Every year of the decade except 2008 was among the 10 warmest since records began in the 1850s, with 2010 the hottest. The number of daily heat records far outstripped lows.

Half the world sees rise in temperature

The study said that 44 percent of nations recorded the highest daily maximum temperature of the past half-century in the decade 2001-10 but only 11 percent reported a new low.

It also said that the decade "continued an extended period of accelerating global warming" with average decadal temperatures 0.21 degree Celsius (0.4 F) warmer than 1991-2000, which was in turn 0.14 C warmer than 1981-1990.

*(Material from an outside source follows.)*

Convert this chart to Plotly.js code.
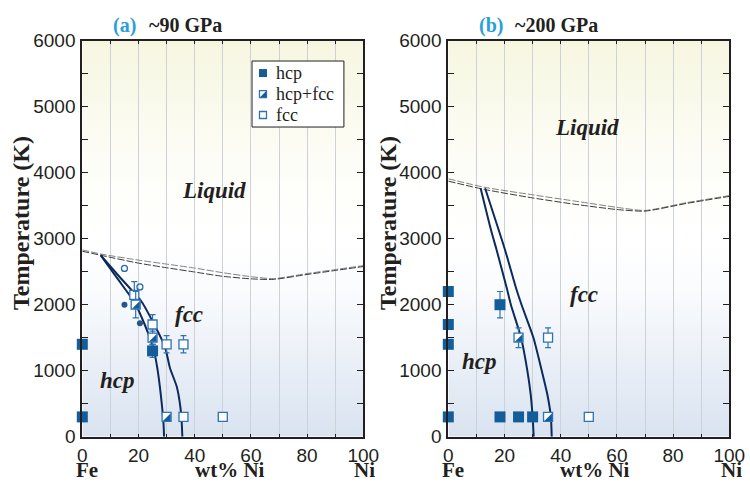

The record warmth was accompanied by a rapid decline in Arctic sea ice, and accelerating loss of net mass from the Greenland and Antarctic ice sheets and from the world's glaciers, said the report.

As a result of this widespread melting and the thermal expansion of sea water, global mean sea levels rose about 3mm per year, about double the observed 20th century trend of 1.6 mm per year. Global sea level averaged over the decade was about 20 cm higher than that of 1880.

Above normal precipitation

The report said most parts of the globe had above-normal precipitation during the decade. The eastern USA, northern and eastern Canada, and many parts of Europe and central Asia were particularly wet.

The study also said that 2010 was the wettest year since records began. And sea levels have risen about 20 centimeters in the past century, increasing risks of storm surges.